Exercise goal. Find all lines in the listing that include the word "Apache", then copy them.

Supplied material.
....................

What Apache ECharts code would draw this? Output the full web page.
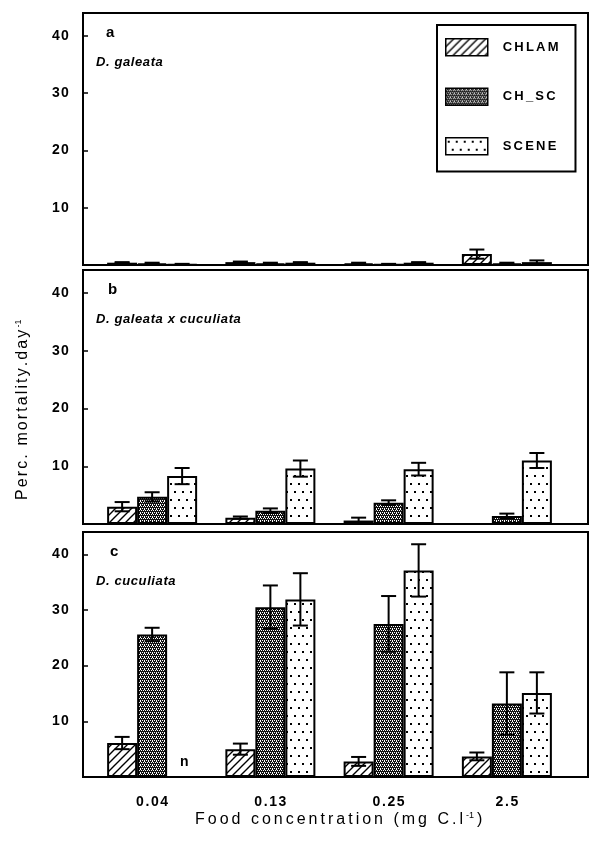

....................

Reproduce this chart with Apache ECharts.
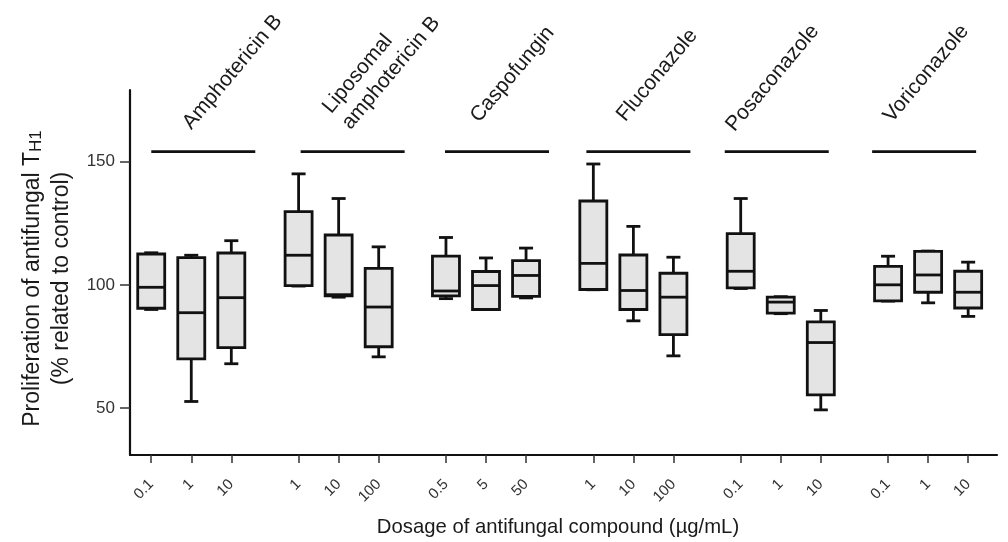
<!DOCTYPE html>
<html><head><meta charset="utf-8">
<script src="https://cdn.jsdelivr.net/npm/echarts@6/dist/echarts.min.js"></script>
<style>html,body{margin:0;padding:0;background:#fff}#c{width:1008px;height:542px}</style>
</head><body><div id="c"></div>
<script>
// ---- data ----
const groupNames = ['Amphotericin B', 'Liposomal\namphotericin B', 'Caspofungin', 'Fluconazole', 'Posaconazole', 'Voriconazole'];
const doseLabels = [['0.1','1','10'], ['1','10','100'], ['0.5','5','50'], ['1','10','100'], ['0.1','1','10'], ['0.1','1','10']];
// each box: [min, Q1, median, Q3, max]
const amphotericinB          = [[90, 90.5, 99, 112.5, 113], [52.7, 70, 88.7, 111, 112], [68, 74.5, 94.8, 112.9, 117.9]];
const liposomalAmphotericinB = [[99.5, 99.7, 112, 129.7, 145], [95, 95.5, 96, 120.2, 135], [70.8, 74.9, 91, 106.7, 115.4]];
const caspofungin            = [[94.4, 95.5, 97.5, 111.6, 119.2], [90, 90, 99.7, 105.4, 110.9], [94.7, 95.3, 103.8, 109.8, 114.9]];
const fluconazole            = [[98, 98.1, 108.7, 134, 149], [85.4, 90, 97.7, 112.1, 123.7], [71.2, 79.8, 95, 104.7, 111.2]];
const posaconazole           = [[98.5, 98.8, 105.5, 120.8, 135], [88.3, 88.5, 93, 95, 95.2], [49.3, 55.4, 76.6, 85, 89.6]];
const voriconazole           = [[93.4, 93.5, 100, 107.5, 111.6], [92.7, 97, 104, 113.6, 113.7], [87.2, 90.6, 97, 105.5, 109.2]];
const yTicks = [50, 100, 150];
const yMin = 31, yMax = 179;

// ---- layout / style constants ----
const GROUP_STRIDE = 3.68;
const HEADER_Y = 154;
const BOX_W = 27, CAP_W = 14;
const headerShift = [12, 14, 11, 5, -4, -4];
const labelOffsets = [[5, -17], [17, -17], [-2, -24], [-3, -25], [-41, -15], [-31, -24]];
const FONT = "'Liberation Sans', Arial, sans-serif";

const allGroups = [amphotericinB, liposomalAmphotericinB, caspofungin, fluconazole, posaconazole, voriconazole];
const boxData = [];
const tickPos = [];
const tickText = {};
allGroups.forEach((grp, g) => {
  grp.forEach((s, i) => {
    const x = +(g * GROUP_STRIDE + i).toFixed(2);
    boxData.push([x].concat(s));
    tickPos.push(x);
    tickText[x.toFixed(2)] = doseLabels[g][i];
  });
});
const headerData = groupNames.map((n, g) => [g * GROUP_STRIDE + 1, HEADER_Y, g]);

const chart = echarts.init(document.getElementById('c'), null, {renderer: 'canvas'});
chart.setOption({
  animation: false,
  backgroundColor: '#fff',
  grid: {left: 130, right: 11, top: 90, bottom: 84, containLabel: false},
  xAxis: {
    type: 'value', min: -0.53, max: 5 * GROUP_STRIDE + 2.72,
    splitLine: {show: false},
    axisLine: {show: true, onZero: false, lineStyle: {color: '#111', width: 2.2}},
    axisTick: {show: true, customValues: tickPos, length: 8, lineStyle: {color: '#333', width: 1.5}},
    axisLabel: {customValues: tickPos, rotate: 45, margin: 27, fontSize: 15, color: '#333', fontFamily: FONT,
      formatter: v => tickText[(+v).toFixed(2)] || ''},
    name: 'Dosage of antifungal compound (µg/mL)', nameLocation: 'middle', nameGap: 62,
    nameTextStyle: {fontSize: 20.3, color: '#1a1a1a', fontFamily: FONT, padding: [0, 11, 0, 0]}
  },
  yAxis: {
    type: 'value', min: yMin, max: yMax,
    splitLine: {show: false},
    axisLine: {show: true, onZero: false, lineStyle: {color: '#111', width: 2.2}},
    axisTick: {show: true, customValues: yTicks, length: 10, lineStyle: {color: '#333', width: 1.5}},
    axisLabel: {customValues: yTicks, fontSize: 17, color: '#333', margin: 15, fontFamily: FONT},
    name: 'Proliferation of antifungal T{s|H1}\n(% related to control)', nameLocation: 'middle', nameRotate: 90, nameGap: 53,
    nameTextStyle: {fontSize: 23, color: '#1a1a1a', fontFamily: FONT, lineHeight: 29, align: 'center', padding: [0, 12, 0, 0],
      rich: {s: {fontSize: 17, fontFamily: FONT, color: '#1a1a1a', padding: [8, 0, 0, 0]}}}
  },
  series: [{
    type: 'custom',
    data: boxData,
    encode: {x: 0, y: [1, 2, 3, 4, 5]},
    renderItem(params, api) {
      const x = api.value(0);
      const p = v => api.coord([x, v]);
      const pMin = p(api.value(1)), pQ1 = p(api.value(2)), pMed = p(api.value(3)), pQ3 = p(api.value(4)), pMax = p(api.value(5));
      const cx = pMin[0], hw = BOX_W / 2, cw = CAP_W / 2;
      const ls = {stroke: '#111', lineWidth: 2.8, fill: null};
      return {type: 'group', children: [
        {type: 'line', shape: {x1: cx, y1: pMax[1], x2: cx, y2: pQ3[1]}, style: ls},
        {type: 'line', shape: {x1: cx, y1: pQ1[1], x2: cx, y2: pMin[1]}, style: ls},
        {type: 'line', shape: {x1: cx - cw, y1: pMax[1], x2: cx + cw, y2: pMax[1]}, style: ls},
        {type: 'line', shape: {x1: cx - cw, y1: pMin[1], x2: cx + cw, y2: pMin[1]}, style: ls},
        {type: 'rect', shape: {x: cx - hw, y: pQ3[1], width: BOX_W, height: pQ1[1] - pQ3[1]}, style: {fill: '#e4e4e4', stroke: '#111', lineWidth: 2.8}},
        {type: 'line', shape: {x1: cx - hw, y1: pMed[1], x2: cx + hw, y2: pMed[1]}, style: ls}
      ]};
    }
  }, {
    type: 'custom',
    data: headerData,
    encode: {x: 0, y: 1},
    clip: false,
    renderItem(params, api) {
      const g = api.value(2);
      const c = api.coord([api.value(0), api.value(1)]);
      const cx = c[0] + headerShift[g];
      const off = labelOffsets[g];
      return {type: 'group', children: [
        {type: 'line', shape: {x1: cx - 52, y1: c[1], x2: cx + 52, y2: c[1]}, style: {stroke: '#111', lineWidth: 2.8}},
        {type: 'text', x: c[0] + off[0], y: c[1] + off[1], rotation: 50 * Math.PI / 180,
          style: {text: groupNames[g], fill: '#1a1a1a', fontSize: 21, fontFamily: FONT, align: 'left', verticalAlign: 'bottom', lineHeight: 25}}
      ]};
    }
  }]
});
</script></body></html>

....................

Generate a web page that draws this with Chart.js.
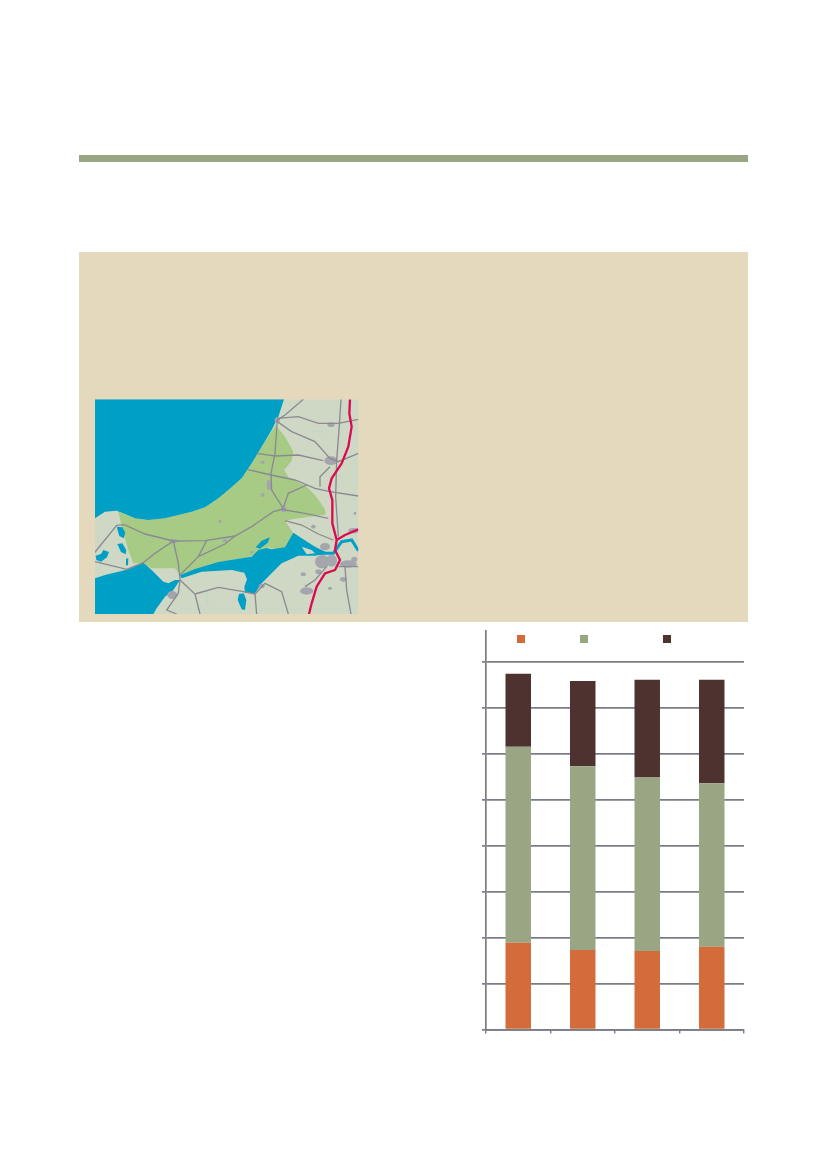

....................

Expected answer.
What Apache ECharts code would draw this? Output the full web page.
Reproduce this chart with Apache ECharts.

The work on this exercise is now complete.